Chief executives who recognise that the process of change is long-term and are willing to commit to a period of three to five years, have the orientation to really build an organisation. Concretely, this translates to the following: while a chief executive must address the immediate needs of the organisation (which may include dealing with some of its more static aspects such as structures and standard operating procedures), they simultaneously have to invest energy into opening up blocked communication, channelling influence, and enhancing the effectiveness of decision-making and problem-solving.
Where to focus?
Organisations facing problems may need to have a bifocal view—one, focus on reducing and rectifying flab in its structures and systems. This may include the organisation structure including re-allocation of staff and responsibilities, deploying resources to strengthen some departments or functions, revisiting the performance management system, the incentive system and the salary structure.
[quote]Organisations facing problems may need to have a bifocal view—changing structures and revitalising processes.[/quote]The other, opening up channels of communication and information-sharing; broad-basing the influence processes ensuring that the best ideas can surface, and are used to address problems; taking decision-making to the people in direct contact with the problems; and creating forums where staff can interact, share and discuss problems they face and their solutions.
In organisations facing problems, there is often a lack of a sense of ownership among staff, including people disowning responsibility for problems and not investing energy to address them. Often, accurate communication about the actual state of the organisation and the functioning of the departments is a casualty.
Providing honest and relevant information about different aspects of the organisation to a particular level and department is the start of building a shared understanding of the issues at hand; it opens up the possibility of collaborative problem-solving. In addition, the direct involvement of those staff affected by a problem while working to resolve the issue is likely to lead to better acceptance and more effective implementation of solutions.
Structure and process—striking a balance
The combined effect of changing structures and revitalising processes is likely to boost market share and revenue on the one hand, and create a vibrant organisation that is perpetually renewing itself, on the other.
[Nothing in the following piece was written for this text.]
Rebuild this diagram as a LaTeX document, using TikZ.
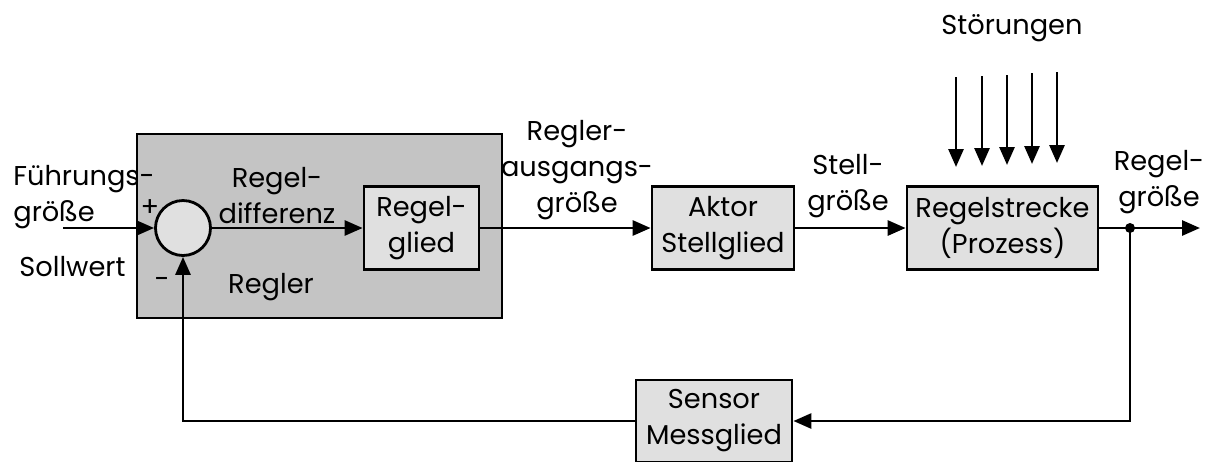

I believe that all development is an act of faith to begin with. There is no guarantee that a child will grow and develop into the kind of person that the parents want them to become. Investment in the development of an organisation is no different. The chief executive needs to believe that this nature of investment is worthwhile and will prove itself in the medium run. Striking a balance between the investment of energy in more static structures and in the relatively more dynamic processes is where organisations need to take a call.